With the exception of the very act of pedaling the bike, very little of what goes into winning is actually done during the race. The winner simply uses this time to solidify an outcome that has been months in the making. Of course it takes training to develop the endurance to win a race against the clock, but this post is about more than pointing out that the person that trains the hardest is most likely to win. It goes beyond training: the winner is often the person that is the best prepared, and training is only one facet of preparedness. Time trials are won on the morning of, the days before, and the weeks and months leading up to the event.
Hours Before: Fueling and Priming
The hours on the morning of, leading up to the race, are arguably the most important. Even with meticulous preparation in the months before an important time trial, the race can be lost simply by not paying attention to the details on the morning of the race. The two aspects that have the biggest impact on race performance are breakfast and warmup. For race-day breakfast, I like to eat at least 3 hours before the race, and the meal always consists of something I know my body will not reject: I train on oatmeal, so I eat the same boring oatmeal before the race. Learn what works for you during training and don’t take chances on race day. The three-hour window between eating and racing gives your body time to convert the food into a usable fuel; namely, glycogen.

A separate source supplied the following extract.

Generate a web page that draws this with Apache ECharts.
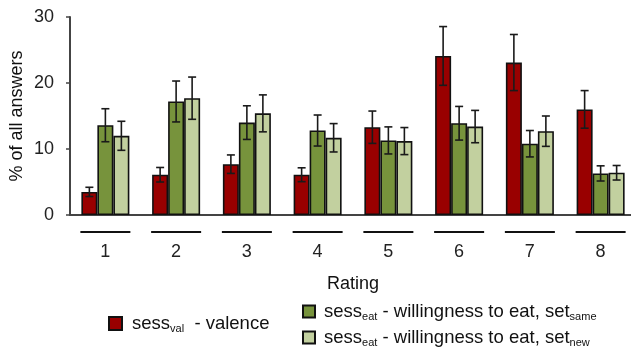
<!DOCTYPE html>
<html>
<head>
<meta charset="utf-8">
<script src="https://cdn.jsdelivr.net/npm/echarts@6/dist/echarts.min.js"></script>
<style>html,body{margin:0;padding:0;background:#fff}#c{width:631px;height:350px}</style>
</head>
<body>
<div id="c"></div>
<script>
var categories = ['1','2','3','4','5','6','7','8'];
var valence    = [3.5, 6.1, 7.7, 6.1, 13.3, 24.1, 23.1, 16.0];
var valenceErr = [0.7, 1.1, 1.4, 1.05, 2.45, 4.45, 4.25, 2.85];
var eatSame    = [13.6, 17.2, 14.0, 12.8, 11.3, 13.9, 10.8, 6.3];
var eatSameErr = [2.5, 3.1, 2.55, 2.35, 2.05, 2.55, 2.0, 1.15];
var eatNew     = [12.0, 17.7, 15.4, 11.7, 11.2, 13.4, 12.7, 6.4];
var eatNewErr  = [2.2, 3.2, 2.8, 2.15, 2.05, 2.45, 2.3, 1.1];
var yTicks = [0, 10, 20, 30];

var FONT = 'Liberation Sans, Arial, sans-serif';
var BW = 16;
var colors = ['#990000', '#77933c', '#c2d09f'];

function errData(vals, errs) {
  return vals.map(function (v, i) { return [i, v - errs[i], v + errs[i]]; });
}
function errSeries(vals, errs, k) {
  var off = (k - 1) * BW;
  return {
    type: 'custom',
    z: 10,
    silent: true,
    data: errData(vals, errs),
    renderItem: function (params, api) {
      var lo = api.coord([api.value(0), api.value(1)]);
      var hi = api.coord([api.value(0), api.value(2)]);
      var x = lo[0] + off;
      var c = 4;
      var st = { stroke: '#1a1a1a', lineWidth: 1.6 };
      return {
        type: 'group',
        children: [
          { type: 'line', shape: { x1: x, y1: lo[1], x2: x, y2: hi[1] }, style: st },
          { type: 'line', shape: { x1: x - c, y1: lo[1], x2: x + c, y2: lo[1] }, style: st },
          { type: 'line', shape: { x1: x - c, y1: hi[1], x2: x + c, y2: hi[1] }, style: st }
        ]
      };
    }
  };
}
function barSeries(name, vals, k) {
  return {
    name: name,
    type: 'bar',
    data: vals,
    barWidth: BW,
    barGap: '0%',
    itemStyle: { color: colors[k], borderColor: '#111', borderWidth: 1.6 }
  };
}

function makeRich(gap) {
  return {
    p: { width: gap, height: 1 },
    a: { fontSize: 18.5, fontFamily: FONT, color: '#111', lineHeight: 20 },
    s: { fontSize: 11, fontFamily: FONT, color: '#111', lineHeight: 12, padding: [10, 0, 0, 0] }
  };
}
var legendLabels = {
  val: '{p|}{a|sess}{s|val}{a|  - valence}',
  same: '{p|}{a|sess}{s|eat}{a| - willingness to eat, set}{s|same}',
  'new': '{p|}{a|sess}{s|eat}{a| - willingness to eat, set}{s|new}'
};

var chart = echarts.init(document.getElementById('c'), null, { renderer: 'canvas' });
chart.setOption({
  animation: false,
  backgroundColor: '#fff',
  grid: { left: 70, right: -5, top: 17, bottom: 135, containLabel: false, outerBoundsMode: 'none' },
  legend: [
    {
      data: ['val'], left: 108, top: 313, padding: 0, itemWidth: 13, itemHeight: 13, itemGap: 10,
      icon: 'rect',
      formatter: function (n) { return legendLabels[n]; },
      textStyle: { rich: makeRich(5) }
    },
    {
      data: ['same', 'new'], orient: 'vertical', left: 302, top: 301, padding: 0, height: 62, width: 330,
      itemWidth: 12, itemHeight: 12, itemGap: 5,
      icon: 'rect',
      formatter: function (n) { return legendLabels[n]; },
      textStyle: { rich: makeRich(4) }
    }
  ],
  xAxis: {
    type: 'category',
    data: categories,
    axisTick: { show: false },
    axisLine: { lineStyle: { color: '#444', width: 2 } },
    axisLabel: {
      interval: 0,
      margin: 16,
      formatter: function (v) { return '{l|}\n{n|' + v + '}'; },
      rich: {
        l: { width: 50, height: 2, lineHeight: 2, backgroundColor: '#111' },
        n: { fontSize: 18, fontFamily: FONT, color: '#222', lineHeight: 38 }
      }
    },
    name: 'Rating',
    nameLocation: 'middle',
    nameGap: 60,
    nameMoveOverlap: false,
    nameTextStyle: { fontSize: 18, fontFamily: FONT, color: '#111' }
  },
  yAxis: {
    type: 'value',
    min: yTicks[0],
    max: yTicks[yTicks.length - 1],
    interval: 10,
    splitLine: { show: false },
    axisLine: { show: true, lineStyle: { color: '#444', width: 2 } },
    axisTick: { show: true, length: 4, lineStyle: { color: '#444', width: 1.5 } },
    axisLabel: { fontSize: 18, fontFamily: FONT, color: '#222', margin: 16 },
    name: '% of all answers',
    nameLocation: 'middle',
    nameGap: 44,
    nameMoveOverlap: false,
    nameTextStyle: { fontSize: 18, fontFamily: FONT, color: '#111' }
  },
  series: [
    barSeries('val', valence, 0),
    barSeries('same', eatSame, 1),
    barSeries('new', eatNew, 2),
    errSeries(valence, valenceErr, 0),
    errSeries(eatSame, eatSameErr, 1),
    errSeries(eatNew, eatNewErr, 2)
  ]
});
</script>
</body>
</html>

Now that the engine is fueled, it’s time to get everything up to operating temperature. In a time trial, every second needs to be used putting out a race-winning effort, so metabolic systems need to be ready to light a fire as soon as the official says it’s time to go. It is imperative to get in a proper, structured warm-up before the race, and I see no alternative to a trainer for this purpose. Planning to ride around on unfamiliar roads surrounding a TT venue is the perfect recipe for just cruising around. A proper warm-up will get the legs up to race effort (or even above) over the course of an hour. The warm-up should suck, it should make you sweat and then it should allow some time to recover before the real effort starts. Ideally, you should unhook from the trainer, throw in your TT helmet, suck down a drink and then roll to the start line a couple of minutes before your listed start time. (On that note: make sure to synchronize your clock with the official start clock, then set an alarm. Missing your start time is embarrassing.)
Days Before: Scouting
Preparedness isn’t just physical. To do well in a time trial a cyclist needs to salvage every possible second and studying a course is critical to identifying opportunities to steal time from opponents. Aspects of the course falls into three categories: terrain, technical aspects and weather. The terrain is going to dictate pacing more than anything else; hilly parcours require slightly different pacing strategies than pancake flat ones. Pre-riding a course is the best way to experience the terrain and make minor adjustments to a pre-planned pacing strategy. More important than experiencing the extremes in the terrain, pre-riding the course lets you mentally map out the technical aspects. Experienced time trialists takes the time to learn which turns can be taken in the tuck at speed, and which ones require the braking and control of the bullhorns. Maintaining speed through corners will conserve energy by eliminating the necessity of re-accelerating to race pace, ultimately saving a lot of time over the course of a 40k.
While terrain and turns are physical absolutes of the course, weather is more of a wild-card and can’t necessarily be scouted in advance. With this in mind, the orientation and landscaping of the course provide critical information on how to read the weather forecast on the day of the race. While pre-riding, think about what the normal weather conditions are, as well as what they could be.
Weeks Before: Training
Of course winning is going to take a lot of training; this is the no-brainer. Training is what cyclists spend most of his or her time doing, but in order to maximize the benefits of training for a particular race, efforts should be specifically chosen to emulate the efforts that occur in that race. In the case of a time trial, training should focus on increasing threshold power, and the closer to race-day, the more race-like intervals should become. As the race approaches, total daily training load should gradually increase to mirror the work-load that is going to be undertaken at the race and a greater proportion of a time trialist’s work load should shift from the road bike to the time trial bike. In this way, nothing is new on race day: the suffering is the same and the position on the bike is the same.
Because the goal is to let training mimic racing as much as possible during the preceding months, an experienced time trialist incorporates as much racing into his or her training plan as possible. Mistakes are going to happen, and it is easier to write-off a pacing or equipment problem as a learning opportunity during a local TT than it is to throw away months of preparation when a similar mistake is made at an “A” priority race halfway across the country.
Months Before: Setup
With months to go, before the average racer even thinks about deciding to race on that fateful weekend, the winner is spending time getting his or her time trial bike set up properly. Depending on the race, this could just be new cables and a few tweaks to position, or it could mean a complete overhaul to ensure that rider and bike comply with UCI regulations. This step needs to get done well in advance of the race to give plenty of time to adapt to the new setup and work the kinks out during training.
Setup isn’t only about making sure your gear is ready for the race, you also need to make sure you are ready psychologically. There is a simple mental task that must be accomplished well in advance of the race; a goal needs to be set. You need to decide to pour everything you have into the race and commit to yourself, your teammates, your coach and your sponsors that you are going to do everything possible to achieve the singular purpose of winning that bike race. Without a goal, it is too easy to quit the first time the going truly gets hard. Without motivation and desire, preparation is impossible.